If an ancient tyrant builds a Taj Mahal on the backs of slaves, he will have no shortage of of modern historical sychophants lamenting the lost glory days. But if there are five centuries of peace, with every Israelite under his own fig tree, minding his own business, there is no ruined grandeur for the modern statist writer to grovel in front of. And then, when such true cultures do something that does last architecturally (like a cathedral, say), they name it Gothic, as though it were done by rude and unlettered Goths, grunting and pointing as they went.

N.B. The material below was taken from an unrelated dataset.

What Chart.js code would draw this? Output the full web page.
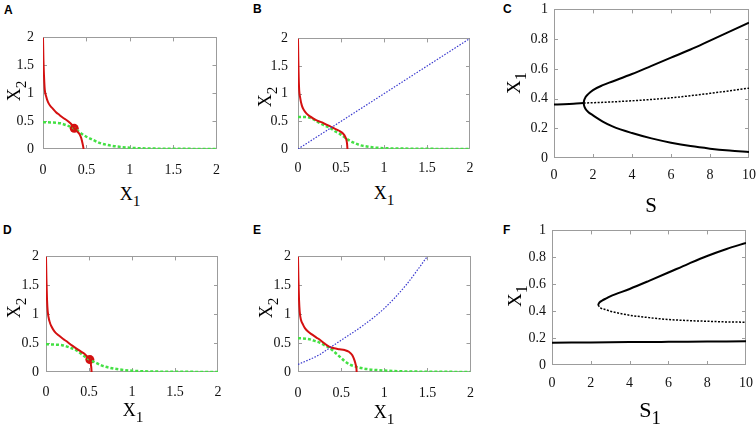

The flying buttress must have been invented accidentally one day when some of their towers fell over.

Stark acknowledges the difficulty with the word capitalism, because it began as a pejorative term applied by leftist scribblers against wealth and privilege. But the thing capitalism had been around for a long time, as Stark shows. The first robust forms of it were recognizable as early as the ninth century — distinctively Christian through and through.

The reason this tickles me so much is that this is almost one thousand years before Adam Smith. One of the things that modern Christian defenders of capitalism have to contend with as we debate these issues with fellow Christians is the idea that our “capitalism” is a syncretistic compromise with the Scottish Enlightenment, or with economists of the Austrian school who don’t believe in God. Our zeal for freedom in economics must be a modernist adaptation, a departure from earlier Trinitarian categories. But, as Stark shows, this is “wouldn’t it be nice?” history.

The three pillars of “capitalism” are free markets, free labor, and secure property. All of that was there centuries before Adam Smith, developed, nurtured, and defended by a Christian civilization. And they were developed, nurtured, and defended in no other civilization. And then, when modernity did arrive, the modernists waltzed in and seized houses they did not build and wells they did not dig, and said, “Look what we did!” The tragedy is that many Christians believed them.